[begin Dataset excerpts]

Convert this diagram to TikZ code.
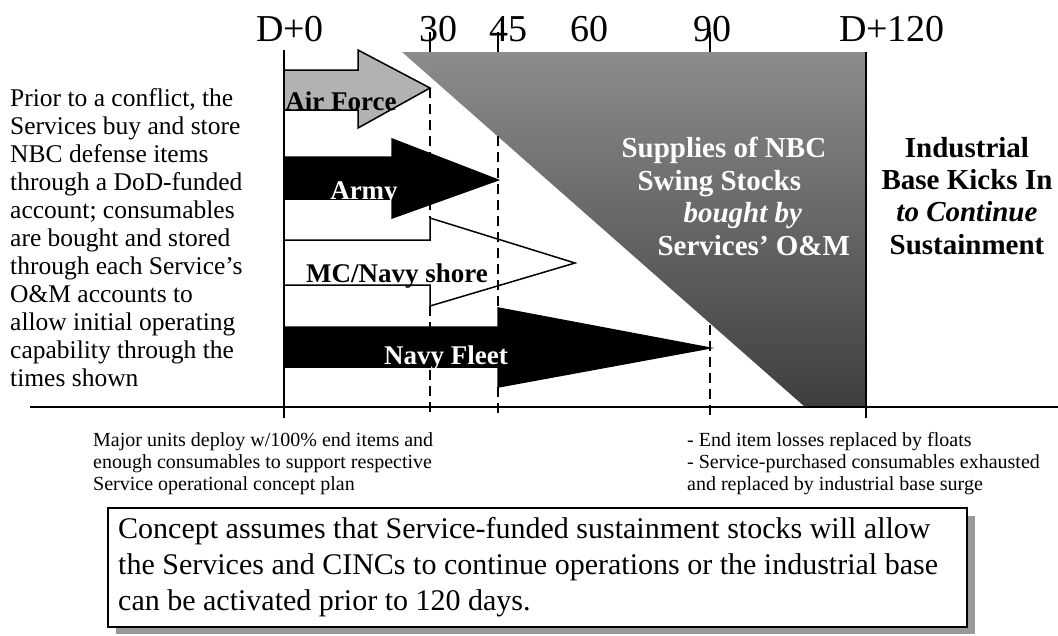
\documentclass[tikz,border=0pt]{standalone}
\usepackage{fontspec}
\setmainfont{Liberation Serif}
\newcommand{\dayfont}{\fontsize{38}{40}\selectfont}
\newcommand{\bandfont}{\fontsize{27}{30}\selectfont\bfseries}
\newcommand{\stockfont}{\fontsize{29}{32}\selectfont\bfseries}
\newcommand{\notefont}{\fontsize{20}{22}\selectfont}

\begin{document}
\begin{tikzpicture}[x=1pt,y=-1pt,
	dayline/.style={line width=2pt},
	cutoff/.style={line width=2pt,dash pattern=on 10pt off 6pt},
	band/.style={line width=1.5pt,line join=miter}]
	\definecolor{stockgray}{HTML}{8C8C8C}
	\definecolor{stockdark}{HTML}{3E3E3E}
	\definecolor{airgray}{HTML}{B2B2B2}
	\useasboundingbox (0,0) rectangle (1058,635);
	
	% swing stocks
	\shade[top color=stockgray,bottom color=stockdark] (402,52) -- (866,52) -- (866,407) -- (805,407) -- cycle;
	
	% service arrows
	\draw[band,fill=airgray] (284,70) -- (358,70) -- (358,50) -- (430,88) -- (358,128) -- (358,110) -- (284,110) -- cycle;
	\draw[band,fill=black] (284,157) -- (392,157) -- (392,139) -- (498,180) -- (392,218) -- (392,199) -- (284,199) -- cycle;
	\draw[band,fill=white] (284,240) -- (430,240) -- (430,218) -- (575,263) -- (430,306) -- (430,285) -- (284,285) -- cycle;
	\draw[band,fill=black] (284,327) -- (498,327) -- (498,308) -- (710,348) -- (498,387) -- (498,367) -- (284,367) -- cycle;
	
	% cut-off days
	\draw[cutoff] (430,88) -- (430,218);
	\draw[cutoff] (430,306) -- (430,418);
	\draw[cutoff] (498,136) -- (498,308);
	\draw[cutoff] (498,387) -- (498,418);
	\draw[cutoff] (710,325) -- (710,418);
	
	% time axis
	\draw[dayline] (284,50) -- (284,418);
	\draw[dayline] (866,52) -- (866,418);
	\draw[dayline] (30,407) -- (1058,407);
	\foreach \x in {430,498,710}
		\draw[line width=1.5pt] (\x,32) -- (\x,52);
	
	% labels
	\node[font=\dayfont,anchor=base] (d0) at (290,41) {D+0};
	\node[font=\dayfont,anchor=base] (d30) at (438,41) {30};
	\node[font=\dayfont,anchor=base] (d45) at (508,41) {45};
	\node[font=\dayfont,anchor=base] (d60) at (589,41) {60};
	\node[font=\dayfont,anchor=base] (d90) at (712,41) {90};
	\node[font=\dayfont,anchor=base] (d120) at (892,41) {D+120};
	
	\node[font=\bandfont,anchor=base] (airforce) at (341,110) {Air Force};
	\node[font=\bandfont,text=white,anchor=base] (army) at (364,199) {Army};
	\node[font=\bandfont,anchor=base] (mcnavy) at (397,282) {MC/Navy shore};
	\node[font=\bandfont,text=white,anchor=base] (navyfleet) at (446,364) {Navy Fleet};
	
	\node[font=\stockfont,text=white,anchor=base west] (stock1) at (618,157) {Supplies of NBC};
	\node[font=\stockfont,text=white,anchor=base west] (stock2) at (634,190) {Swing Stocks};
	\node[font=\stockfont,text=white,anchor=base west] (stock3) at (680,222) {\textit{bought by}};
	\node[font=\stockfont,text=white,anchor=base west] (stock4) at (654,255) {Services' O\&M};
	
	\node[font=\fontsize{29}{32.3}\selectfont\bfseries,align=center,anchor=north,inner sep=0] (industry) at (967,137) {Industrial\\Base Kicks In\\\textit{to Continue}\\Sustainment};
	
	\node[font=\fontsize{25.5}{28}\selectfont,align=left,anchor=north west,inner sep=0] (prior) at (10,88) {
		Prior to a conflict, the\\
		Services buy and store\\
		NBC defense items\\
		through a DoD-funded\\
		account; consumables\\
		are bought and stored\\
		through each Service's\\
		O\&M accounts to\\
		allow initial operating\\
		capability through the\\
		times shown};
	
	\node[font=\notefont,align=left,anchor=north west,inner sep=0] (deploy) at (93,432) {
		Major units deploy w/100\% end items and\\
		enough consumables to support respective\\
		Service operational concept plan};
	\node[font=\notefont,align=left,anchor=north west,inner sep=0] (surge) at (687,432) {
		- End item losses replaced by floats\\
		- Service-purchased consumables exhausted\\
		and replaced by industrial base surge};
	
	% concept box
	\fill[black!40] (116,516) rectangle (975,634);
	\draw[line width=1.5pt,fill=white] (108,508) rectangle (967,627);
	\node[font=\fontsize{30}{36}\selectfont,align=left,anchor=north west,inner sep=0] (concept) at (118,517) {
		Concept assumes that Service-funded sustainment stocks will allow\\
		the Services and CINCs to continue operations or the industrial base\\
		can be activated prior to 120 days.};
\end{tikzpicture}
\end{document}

[end Dataset excerpts]
[begin Dataset excerpts]

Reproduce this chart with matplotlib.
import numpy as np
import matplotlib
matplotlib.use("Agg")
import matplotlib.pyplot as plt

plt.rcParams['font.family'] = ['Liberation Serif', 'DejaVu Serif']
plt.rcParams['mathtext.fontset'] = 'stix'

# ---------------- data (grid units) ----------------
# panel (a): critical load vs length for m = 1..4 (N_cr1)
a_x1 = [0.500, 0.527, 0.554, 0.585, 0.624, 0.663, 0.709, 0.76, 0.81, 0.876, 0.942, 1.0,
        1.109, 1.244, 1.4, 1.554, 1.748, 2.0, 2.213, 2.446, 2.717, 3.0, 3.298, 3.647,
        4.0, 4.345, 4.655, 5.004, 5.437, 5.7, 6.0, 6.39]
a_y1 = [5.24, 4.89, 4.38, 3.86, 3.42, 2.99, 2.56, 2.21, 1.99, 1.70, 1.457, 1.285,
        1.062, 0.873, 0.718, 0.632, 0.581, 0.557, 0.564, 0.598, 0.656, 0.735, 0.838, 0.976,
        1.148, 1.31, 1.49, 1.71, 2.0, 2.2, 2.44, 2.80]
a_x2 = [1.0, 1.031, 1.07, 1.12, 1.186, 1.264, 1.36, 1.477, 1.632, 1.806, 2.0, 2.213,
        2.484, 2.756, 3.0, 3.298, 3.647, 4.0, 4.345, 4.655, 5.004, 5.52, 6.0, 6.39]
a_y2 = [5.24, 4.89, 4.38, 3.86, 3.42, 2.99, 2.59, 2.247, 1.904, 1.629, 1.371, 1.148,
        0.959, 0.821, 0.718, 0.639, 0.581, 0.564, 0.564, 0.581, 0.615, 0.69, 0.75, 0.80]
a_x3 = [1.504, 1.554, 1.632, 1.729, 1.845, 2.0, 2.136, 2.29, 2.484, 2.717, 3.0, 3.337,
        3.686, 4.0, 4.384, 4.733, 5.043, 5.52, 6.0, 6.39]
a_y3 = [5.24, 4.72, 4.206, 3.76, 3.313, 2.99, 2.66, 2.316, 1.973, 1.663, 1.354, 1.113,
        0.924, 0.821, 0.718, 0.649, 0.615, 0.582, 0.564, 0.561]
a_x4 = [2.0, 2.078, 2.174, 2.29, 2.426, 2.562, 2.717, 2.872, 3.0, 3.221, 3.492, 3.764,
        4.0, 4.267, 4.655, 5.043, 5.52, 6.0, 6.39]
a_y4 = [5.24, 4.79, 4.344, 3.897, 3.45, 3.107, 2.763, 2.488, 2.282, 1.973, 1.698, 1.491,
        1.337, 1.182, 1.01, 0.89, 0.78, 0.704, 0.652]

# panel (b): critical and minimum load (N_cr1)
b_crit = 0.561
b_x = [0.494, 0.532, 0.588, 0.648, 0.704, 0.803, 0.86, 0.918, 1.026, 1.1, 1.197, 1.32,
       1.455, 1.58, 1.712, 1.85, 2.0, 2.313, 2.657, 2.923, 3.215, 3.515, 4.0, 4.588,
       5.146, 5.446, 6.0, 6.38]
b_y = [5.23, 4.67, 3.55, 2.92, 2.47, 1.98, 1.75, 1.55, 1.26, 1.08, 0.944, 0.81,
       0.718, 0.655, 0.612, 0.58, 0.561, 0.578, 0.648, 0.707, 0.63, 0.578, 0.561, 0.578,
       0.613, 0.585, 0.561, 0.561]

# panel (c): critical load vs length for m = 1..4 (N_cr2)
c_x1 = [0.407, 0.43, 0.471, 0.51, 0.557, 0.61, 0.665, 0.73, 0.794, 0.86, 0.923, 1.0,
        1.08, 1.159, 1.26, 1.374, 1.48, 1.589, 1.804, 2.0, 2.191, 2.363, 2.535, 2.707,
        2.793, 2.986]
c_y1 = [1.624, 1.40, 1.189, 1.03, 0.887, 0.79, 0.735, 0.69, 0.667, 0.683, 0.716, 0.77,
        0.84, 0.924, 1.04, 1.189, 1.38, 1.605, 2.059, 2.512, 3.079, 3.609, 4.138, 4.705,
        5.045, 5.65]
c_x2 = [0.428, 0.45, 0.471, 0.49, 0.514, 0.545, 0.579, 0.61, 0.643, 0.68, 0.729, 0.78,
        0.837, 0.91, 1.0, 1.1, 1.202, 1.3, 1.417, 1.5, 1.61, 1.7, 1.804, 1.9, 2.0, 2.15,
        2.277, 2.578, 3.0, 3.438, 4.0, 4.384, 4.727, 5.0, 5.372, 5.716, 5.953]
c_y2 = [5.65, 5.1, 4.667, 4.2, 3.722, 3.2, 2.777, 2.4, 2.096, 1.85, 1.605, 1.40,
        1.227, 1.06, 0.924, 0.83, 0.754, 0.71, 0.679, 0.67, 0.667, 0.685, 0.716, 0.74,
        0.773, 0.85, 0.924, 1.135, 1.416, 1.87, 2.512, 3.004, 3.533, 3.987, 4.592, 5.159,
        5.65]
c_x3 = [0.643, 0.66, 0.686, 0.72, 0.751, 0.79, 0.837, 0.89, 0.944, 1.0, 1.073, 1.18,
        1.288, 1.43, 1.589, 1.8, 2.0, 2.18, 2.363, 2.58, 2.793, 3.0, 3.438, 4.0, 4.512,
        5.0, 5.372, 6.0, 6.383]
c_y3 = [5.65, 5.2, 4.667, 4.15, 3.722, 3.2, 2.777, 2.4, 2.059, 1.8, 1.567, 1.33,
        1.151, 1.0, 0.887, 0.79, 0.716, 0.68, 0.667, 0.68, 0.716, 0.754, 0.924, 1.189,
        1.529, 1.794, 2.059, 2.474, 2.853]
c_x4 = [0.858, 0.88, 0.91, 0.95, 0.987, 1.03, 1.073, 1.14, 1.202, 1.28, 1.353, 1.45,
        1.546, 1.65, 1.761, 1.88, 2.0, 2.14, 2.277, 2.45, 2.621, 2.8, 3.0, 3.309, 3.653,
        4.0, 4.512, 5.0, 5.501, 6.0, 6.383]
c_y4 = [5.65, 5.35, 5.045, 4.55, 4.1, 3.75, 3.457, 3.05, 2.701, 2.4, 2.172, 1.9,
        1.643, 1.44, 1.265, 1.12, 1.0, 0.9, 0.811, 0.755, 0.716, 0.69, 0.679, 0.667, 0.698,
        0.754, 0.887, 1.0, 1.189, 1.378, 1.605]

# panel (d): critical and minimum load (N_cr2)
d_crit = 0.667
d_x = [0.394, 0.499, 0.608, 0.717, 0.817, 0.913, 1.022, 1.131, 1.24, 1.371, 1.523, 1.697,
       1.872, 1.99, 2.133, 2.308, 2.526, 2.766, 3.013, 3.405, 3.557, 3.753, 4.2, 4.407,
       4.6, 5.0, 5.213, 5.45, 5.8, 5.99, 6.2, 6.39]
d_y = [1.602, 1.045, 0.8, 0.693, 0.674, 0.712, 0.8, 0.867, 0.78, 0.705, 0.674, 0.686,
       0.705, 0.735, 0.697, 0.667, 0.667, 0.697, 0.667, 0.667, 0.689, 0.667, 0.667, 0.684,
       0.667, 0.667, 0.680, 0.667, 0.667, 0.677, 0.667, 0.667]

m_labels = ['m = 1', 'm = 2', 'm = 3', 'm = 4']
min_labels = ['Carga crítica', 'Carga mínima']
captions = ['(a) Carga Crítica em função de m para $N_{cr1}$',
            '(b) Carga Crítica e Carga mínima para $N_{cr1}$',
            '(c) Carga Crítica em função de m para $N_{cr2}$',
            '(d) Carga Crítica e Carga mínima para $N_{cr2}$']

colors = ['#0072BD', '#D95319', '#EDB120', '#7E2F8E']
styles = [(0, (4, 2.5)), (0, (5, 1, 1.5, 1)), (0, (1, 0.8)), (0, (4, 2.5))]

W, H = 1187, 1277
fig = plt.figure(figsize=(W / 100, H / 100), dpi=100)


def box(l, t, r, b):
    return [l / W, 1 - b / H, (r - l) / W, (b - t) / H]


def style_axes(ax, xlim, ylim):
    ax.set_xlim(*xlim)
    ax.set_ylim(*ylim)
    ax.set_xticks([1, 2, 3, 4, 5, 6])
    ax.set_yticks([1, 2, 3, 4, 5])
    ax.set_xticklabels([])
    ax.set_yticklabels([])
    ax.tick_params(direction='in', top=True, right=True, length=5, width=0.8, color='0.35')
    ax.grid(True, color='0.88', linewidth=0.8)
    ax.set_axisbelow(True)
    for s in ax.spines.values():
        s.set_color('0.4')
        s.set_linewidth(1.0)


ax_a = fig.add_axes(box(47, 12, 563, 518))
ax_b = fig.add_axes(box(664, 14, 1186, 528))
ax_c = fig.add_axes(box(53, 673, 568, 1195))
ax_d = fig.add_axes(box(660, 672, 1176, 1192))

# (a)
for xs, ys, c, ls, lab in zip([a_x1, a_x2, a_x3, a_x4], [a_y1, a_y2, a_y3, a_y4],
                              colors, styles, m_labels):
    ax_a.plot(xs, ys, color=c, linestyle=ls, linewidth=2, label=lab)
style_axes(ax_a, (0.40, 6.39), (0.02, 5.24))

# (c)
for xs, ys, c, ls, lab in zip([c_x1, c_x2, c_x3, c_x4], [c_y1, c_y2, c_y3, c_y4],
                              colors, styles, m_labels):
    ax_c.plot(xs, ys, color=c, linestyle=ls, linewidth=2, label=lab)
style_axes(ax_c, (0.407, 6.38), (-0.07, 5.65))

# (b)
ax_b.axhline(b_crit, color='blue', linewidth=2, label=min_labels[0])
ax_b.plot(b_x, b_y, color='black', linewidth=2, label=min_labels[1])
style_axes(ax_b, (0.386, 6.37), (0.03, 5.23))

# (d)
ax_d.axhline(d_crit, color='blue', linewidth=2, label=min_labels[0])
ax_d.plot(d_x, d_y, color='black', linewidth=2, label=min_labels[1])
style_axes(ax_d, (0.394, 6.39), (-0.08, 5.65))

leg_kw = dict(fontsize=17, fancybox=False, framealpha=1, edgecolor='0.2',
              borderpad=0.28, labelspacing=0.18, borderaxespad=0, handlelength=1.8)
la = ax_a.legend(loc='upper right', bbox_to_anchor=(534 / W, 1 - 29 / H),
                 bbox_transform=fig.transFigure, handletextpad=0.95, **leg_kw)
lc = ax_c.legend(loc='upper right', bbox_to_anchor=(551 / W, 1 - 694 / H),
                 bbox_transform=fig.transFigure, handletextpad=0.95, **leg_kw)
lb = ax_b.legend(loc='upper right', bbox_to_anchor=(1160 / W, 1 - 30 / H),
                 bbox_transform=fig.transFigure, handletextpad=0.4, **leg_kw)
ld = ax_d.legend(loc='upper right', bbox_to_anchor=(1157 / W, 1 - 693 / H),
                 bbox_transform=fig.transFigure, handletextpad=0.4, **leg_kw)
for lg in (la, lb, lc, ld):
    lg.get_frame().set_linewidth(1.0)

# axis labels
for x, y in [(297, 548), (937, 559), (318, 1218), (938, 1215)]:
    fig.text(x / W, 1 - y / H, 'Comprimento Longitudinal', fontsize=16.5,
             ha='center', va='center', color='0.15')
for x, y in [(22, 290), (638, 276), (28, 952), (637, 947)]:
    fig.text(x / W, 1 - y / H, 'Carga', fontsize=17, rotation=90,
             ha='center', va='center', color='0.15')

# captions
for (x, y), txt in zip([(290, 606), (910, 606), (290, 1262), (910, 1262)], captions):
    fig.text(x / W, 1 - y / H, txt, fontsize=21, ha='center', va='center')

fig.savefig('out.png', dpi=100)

[end Dataset excerpts]
[begin Dataset excerpts]

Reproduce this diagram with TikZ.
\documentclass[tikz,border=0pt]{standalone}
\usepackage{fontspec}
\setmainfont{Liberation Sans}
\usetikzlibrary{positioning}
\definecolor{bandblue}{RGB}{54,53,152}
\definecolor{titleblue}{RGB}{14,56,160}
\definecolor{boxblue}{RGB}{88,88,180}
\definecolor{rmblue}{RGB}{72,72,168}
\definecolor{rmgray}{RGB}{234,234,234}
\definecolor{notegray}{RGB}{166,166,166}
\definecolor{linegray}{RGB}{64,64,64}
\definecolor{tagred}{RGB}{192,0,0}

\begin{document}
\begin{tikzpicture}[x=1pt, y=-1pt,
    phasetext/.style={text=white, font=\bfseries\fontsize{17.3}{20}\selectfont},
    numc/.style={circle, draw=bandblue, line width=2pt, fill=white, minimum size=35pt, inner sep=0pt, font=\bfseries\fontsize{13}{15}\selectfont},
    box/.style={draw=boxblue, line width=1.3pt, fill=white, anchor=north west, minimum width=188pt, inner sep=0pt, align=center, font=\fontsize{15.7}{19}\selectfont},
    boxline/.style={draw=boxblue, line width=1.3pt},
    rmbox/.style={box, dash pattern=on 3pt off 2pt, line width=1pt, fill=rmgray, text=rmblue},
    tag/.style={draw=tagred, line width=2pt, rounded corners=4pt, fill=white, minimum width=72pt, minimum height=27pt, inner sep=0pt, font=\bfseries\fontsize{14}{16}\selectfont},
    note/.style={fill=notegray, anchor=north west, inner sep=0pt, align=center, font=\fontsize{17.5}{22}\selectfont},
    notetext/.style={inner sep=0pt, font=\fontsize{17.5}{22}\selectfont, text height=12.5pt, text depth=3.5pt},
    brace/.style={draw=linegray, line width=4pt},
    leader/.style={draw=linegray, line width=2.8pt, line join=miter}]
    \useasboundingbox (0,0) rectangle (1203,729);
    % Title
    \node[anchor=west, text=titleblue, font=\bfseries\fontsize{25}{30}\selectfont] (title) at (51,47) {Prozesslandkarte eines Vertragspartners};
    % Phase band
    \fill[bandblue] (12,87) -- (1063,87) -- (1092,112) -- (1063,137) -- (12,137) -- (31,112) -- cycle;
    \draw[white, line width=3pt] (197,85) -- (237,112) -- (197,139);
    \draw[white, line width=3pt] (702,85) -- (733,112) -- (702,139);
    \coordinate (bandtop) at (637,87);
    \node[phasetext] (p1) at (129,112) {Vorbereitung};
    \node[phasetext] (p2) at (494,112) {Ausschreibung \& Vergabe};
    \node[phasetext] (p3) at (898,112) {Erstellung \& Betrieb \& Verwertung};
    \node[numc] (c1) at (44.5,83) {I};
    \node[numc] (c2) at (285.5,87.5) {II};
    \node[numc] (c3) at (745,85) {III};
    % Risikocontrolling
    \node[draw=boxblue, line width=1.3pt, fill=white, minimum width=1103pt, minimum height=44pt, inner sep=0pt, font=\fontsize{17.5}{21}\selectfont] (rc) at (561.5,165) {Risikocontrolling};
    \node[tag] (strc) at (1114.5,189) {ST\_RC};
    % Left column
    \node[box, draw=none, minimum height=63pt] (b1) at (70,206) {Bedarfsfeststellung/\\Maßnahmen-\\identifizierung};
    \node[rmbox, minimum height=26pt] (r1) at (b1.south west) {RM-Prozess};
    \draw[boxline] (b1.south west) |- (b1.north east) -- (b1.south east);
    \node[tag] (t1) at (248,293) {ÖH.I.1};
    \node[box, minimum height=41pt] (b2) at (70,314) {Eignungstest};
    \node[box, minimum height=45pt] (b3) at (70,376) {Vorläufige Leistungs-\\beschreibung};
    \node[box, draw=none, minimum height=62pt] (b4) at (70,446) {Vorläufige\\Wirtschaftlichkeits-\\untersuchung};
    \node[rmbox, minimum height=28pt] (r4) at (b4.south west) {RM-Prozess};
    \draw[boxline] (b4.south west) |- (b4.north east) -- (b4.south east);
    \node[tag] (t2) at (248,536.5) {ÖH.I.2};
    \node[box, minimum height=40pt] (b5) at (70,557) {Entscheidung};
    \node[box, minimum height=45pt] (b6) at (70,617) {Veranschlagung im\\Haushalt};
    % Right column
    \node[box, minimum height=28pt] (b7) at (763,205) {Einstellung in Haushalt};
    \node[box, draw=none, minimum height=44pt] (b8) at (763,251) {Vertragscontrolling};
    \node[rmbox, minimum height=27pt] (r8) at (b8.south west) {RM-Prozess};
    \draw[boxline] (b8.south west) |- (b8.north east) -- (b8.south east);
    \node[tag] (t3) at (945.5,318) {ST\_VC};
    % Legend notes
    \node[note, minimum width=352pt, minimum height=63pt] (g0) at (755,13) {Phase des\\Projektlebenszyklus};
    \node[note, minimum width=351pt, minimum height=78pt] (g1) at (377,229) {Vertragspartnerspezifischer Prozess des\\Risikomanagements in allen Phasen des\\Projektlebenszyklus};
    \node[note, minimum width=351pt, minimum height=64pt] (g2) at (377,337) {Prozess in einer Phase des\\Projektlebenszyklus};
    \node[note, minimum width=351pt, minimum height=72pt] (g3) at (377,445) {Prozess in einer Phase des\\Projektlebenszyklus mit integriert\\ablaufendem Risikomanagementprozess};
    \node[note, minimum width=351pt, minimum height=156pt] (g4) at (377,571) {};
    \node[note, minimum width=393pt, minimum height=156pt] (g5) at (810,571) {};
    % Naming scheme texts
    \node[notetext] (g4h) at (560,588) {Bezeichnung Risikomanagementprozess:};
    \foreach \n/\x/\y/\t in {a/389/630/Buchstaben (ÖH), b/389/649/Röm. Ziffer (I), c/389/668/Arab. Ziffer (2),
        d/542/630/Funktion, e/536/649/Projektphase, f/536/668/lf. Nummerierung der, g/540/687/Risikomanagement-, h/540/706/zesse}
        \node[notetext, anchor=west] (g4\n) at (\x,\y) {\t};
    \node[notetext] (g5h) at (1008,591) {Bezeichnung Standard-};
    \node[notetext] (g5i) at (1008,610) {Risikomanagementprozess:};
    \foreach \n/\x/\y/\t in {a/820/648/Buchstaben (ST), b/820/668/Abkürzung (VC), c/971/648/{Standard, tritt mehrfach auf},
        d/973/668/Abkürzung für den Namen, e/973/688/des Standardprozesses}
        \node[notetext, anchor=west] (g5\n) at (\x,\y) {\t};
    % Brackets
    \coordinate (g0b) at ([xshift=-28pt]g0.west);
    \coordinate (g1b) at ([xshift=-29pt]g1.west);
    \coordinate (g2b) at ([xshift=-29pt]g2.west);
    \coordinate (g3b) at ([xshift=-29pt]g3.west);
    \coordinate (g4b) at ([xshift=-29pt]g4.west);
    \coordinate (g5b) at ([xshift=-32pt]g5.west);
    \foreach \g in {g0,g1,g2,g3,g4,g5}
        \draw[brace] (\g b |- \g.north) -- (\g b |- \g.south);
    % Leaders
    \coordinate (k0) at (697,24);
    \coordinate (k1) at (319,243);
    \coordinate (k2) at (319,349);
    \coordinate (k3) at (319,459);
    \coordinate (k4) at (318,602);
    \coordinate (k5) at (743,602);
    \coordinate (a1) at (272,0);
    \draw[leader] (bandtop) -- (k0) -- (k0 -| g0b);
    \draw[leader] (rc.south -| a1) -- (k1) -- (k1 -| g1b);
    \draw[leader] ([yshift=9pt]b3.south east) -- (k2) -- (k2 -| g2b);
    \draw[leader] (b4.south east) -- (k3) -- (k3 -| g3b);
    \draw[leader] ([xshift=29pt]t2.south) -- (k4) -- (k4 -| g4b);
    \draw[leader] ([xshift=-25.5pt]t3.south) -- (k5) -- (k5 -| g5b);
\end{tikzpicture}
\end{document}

[end Dataset excerpts]

The problem: Report how many lines of the records above contain the word "matplotlib", and give only that number.

Finished answer: 4